Melt and mix together and you will have an alloy that melts at 160 degrees. Use as you would Cerrosafe.

Extend Brass Life

Most new reloaders create extra work for themselves by using standard production dies consisting of a full length resizing die and seating die. Brass only needs to be full length resized if it has been used enough that it is hard to chamber or if the load will be shot in different firearms. If you only have one rifle that uses a particular caliber you can save work by neck sizing the brass. Full length resizing stretches and work hardens brass unnecessarily so you get fewer uses before the brass needs to be trimmed or annealed to prevent neck cracking.

We are not fans of most of Lee products, but the Lee's collet neck sizing dies perform as advertised. Inexpensive conventional neck dies often produce a couple thousandths neck run-out. Competition bushing style neck dies are more expensive and require uniform neck thickness to produce consistent results. I have loaded thousands of rounds with a Lee Collet Neck Sizing die, and all are absolutely perfect, with no run-out what-so-ever. Because of the design, these dies produce identical holes for the bullet. They also do not have a button on the decapping pin so case stretching is minimal. And perhaps best of all, you don't have to lube the cases!

If you are a high volume reloader, shoot fire formed brass, hate lubing necks, or use a progressive press then try the Lee collet neck die. Lee had discontinued but is again offering undersized arbors for their collet dies so you can even adjust neck tension! Changing the pin is a snap and much easier then swaping donuts in a competition die. There is only one thing the Lee Collet Neck dies do not do. You cannot set it to resize only part of the neck as you can with a competition dies. I am not certain this is important for most shooters who are adequately seating the bullet well into the neck.
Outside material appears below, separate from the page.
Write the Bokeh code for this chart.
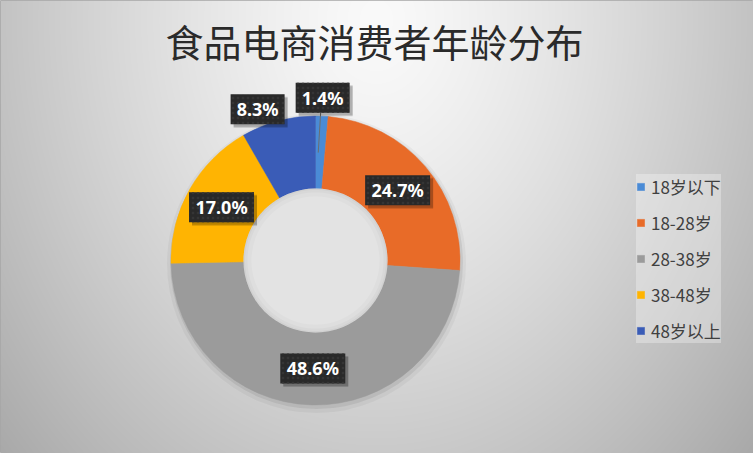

Short of this one minor limitation, and given the cost of these dies, they are indeed a great value.

Keep A Box Of Dummy Rounds For Different Bullets

Dummy rounds loaded with the different bullets you shoot is the easiest way to set seating dies or measure throat wear. Simply seat a bullet in a fire formed and neck sized case so it touches the rifling lands. Contact on the lands is normally confirmed by using a candle to deposit soot on the bullet. When the bullet is carefully chambered you should see clear land contact marks through the soot. This can be accomplished by trial and error or by using one of our favorite tools, the Sinclair overall length gage.

Once you have a dummy round that just touches the lands adjusting seating dies is as simple as placing the dummy round in the press, lowering the handle and screwing the die stem down until it makes contact. If you also take the time to measure the thread pitch (number of threads per inch) on the die seating stem you can make it much easier to adjust the die for a desired distance "off the lands".

Many dies use an 18 thread pitch on the stem. That means it will take 18 full turns to move the stem 1 inch, 1 full turn will move the stem .0556", 1/2 turn .0278", 1/4 turn .0139" and 1/8 turn will seat the bullet .0069 inches off the lands. Even if you have competition dies with calibration marks to a thousandth it will be much easier to adjust the die for different bullets if you use dummy loads.

And, at any time you can conduct a quick check of throat erosion by simply chambering a dummy round sooted with lamp black to confirm it is still contacting the lands.